Nightmare Conditions As NSW Firefighters Fear Wind Change
Firefighters across NSW prepare for the 'difficult' conditions caused by strong winds, as they fight out of control blazes burning across the state.
The fire has burned more than 7300 hectares in the Yuraygir National Park and Shark Creek area, and there are concerns a southerly change due early on Tuesday could push the fire towards Yamba on the coast.
The fire was affecting the southern side of Angourie and Wooloweyah villages on Monday night, the RFS said in an update to residents.
But weather conditions on the coast will create 'difficult' conditions for the firefighters as the week progresses, said Ben Shepherd from the NSW Rural Fire Service.
Wind gusts of up to 80 kilometres per hour are expected to hit the Shark Creek fire on the NSW north coast.
"These southerly winds are expected to be maintained all day, averaging around 50 kilometres per hour," Shepherd told 10 daily.
The strong winds won't drop off until about 5pm, but even then they will stay around the 30 kilometres per hour mark.
Further inland, variable winds of up to 30 kilometres per hour will also cause problems for firefighters battling blazes near Armidale.
The Bees Nest fire has razed more than 65,000 hectares, twice the size of the Sydney city council area and is likely to take weeks to contain, RFS said in a tweet.
While the winds will drop off further into the week, the Bureau of Meteorology told 10 daily temperatures are expected to rise and rain is not expected.

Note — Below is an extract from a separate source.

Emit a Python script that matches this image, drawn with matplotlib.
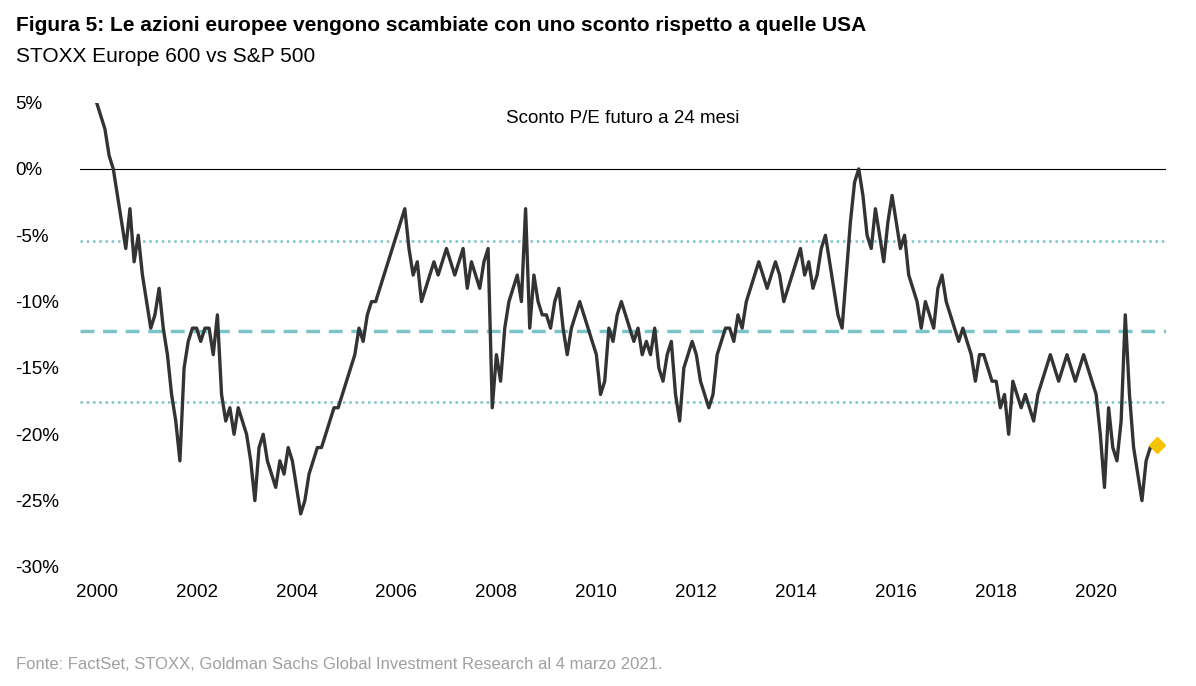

About 400 firefighters have been deployed to blazes since the weekend, and that number will more than double across the state on Tuesday, Shepherd said.
Since last week, nine homes have been lost while 220 have been saved, NSWRFS confirmed.
Eight were destroyed in the Long Gully Road fire near Drake and one was lost during the Mount McKenzie Road fire in Tenterfield.
The Bureau of Meteorology has issued a high fire danger rating for several regions on Tuesday including the Far North Coast, North Coast, New England, Central Ranges and Greater Hunter, while the risk will be very high in the Northern Slopes region.